GIVEN EXERCISE
Reproduce the listing below in its entirety. Change nothing.
== DATA SEGMENT ==
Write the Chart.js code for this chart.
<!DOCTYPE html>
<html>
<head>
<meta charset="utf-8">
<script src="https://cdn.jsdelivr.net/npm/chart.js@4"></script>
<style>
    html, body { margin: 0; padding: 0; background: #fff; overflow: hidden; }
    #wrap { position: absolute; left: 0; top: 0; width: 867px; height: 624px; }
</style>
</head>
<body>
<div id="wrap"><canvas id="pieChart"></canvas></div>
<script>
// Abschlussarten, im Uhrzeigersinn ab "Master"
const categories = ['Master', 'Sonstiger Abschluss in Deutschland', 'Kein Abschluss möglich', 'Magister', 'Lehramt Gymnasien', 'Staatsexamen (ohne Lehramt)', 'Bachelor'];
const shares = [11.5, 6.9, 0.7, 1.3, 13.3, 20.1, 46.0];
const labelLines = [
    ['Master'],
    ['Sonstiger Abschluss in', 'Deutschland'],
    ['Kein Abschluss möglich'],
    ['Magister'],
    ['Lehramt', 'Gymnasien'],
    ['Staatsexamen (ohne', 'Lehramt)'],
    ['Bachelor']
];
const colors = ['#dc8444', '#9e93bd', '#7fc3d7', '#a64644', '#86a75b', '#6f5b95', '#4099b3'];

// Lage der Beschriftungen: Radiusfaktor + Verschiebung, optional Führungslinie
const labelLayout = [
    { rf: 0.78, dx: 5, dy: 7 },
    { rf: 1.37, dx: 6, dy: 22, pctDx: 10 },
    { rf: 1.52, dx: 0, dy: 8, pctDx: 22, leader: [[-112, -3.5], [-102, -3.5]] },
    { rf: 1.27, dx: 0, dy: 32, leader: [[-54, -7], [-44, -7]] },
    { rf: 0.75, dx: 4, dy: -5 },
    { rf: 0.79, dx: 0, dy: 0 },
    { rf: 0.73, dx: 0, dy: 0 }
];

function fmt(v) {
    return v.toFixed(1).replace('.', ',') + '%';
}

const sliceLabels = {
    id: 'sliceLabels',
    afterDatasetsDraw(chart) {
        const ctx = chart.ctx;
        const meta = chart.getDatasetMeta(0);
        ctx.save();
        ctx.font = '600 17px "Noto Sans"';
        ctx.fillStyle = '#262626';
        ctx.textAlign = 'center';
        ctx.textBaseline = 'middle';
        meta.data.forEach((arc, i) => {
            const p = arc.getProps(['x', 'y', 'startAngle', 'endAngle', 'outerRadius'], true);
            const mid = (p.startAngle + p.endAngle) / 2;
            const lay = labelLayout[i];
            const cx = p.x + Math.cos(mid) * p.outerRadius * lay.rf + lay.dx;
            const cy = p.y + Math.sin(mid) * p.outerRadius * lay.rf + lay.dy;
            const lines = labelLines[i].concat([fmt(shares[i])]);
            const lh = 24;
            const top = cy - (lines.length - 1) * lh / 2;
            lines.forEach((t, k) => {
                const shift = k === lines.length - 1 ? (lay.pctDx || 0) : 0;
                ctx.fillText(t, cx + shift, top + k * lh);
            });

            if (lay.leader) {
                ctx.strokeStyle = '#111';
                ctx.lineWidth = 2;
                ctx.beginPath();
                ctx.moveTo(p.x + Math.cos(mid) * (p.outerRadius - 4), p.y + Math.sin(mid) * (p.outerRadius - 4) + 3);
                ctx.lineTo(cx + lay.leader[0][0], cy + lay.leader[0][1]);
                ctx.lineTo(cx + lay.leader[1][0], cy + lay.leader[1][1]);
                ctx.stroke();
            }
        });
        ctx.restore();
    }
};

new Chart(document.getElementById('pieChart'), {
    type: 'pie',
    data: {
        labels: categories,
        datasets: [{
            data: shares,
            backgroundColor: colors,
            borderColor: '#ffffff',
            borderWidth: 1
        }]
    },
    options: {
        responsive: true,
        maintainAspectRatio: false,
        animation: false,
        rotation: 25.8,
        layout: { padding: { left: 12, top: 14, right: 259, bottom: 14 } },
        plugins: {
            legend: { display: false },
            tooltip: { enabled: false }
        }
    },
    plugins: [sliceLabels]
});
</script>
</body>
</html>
===
TASK RESULT
Write the Chart.js code for this chart.
<!DOCTYPE html>
<html>
<head>
<meta charset="utf-8">
<script src="https://cdn.jsdelivr.net/npm/chart.js@4"></script>
<style>
    html, body { margin: 0; padding: 0; background: #fff; overflow: hidden; }
    #wrap { position: absolute; left: 0; top: 0; width: 867px; height: 624px; }
</style>
</head>
<body>
<div id="wrap"><canvas id="pieChart"></canvas></div>
<script>
// Abschlussarten, im Uhrzeigersinn ab "Master"
const categories = ['Master', 'Sonstiger Abschluss in Deutschland', 'Kein Abschluss möglich', 'Magister', 'Lehramt Gymnasien', 'Staatsexamen (ohne Lehramt)', 'Bachelor'];
const shares = [11.5, 6.9, 0.7, 1.3, 13.3, 20.1, 46.0];
const labelLines = [
    ['Master'],
    ['Sonstiger Abschluss in', 'Deutschland'],
    ['Kein Abschluss möglich'],
    ['Magister'],
    ['Lehramt', 'Gymnasien'],
    ['Staatsexamen (ohne', 'Lehramt)'],
    ['Bachelor']
];
const colors = ['#dc8444', '#9e93bd', '#7fc3d7', '#a64644', '#86a75b', '#6f5b95', '#4099b3'];

// Lage der Beschriftungen: Radiusfaktor + Verschiebung, optional Führungslinie
const labelLayout = [
    { rf: 0.78, dx: 5, dy: 7 },
    { rf: 1.37, dx: 6, dy: 22, pctDx: 10 },
    { rf: 1.52, dx: 0, dy: 8, pctDx: 22, leader: [[-112, -3.5], [-102, -3.5]] },
    { rf: 1.27, dx: 0, dy: 32, leader: [[-54, -7], [-44, -7]] },
    { rf: 0.75, dx: 4, dy: -5 },
    { rf: 0.79, dx: 0, dy: 0 },
    { rf: 0.73, dx: 0, dy: 0 }
];

function fmt(v) {
    return v.toFixed(1).replace('.', ',') + '%';
}

const sliceLabels = {
    id: 'sliceLabels',
    afterDatasetsDraw(chart) {
        const ctx = chart.ctx;
        const meta = chart.getDatasetMeta(0);
        ctx.save();
        ctx.font = '600 17px "Noto Sans"';
        ctx.fillStyle = '#262626';
        ctx.textAlign = 'center';
        ctx.textBaseline = 'middle';
        meta.data.forEach((arc, i) => {
            const p = arc.getProps(['x', 'y', 'startAngle', 'endAngle', 'outerRadius'], true);
            const mid = (p.startAngle + p.endAngle) / 2;
            const lay = labelLayout[i];
            const cx = p.x + Math.cos(mid) * p.outerRadius * lay.rf + lay.dx;
            const cy = p.y + Math.sin(mid) * p.outerRadius * lay.rf + lay.dy;
            const lines = labelLines[i].concat([fmt(shares[i])]);
            const lh = 24;
            const top = cy - (lines.length - 1) * lh / 2;
            lines.forEach((t, k) => {
                const shift = k === lines.length - 1 ? (lay.pctDx || 0) : 0;
                ctx.fillText(t, cx + shift, top + k * lh);
            });

            if (lay.leader) {
                ctx.strokeStyle = '#111';
                ctx.lineWidth = 2;
                ctx.beginPath();
                ctx.moveTo(p.x + Math.cos(mid) * (p.outerRadius - 4), p.y + Math.sin(mid) * (p.outerRadius - 4) + 3);
                ctx.lineTo(cx + lay.leader[0][0], cy + lay.leader[0][1]);
                ctx.lineTo(cx + lay.leader[1][0], cy + lay.leader[1][1]);
                ctx.stroke();
            }
        });
        ctx.restore();
    }
};

new Chart(document.getElementById('pieChart'), {
    type: 'pie',
    data: {
        labels: categories,
        datasets: [{
            data: shares,
            backgroundColor: colors,
            borderColor: '#ffffff',
            borderWidth: 1
        }]
    },
    options: {
        responsive: true,
        maintainAspectRatio: false,
        animation: false,
        rotation: 25.8,
        layout: { padding: { left: 12, top: 14, right: 259, bottom: 14 } },
        plugins: {
            legend: { display: false },
            tooltip: { enabled: false }
        }
    },
    plugins: [sliceLabels]
});
</script>
</body>
</html>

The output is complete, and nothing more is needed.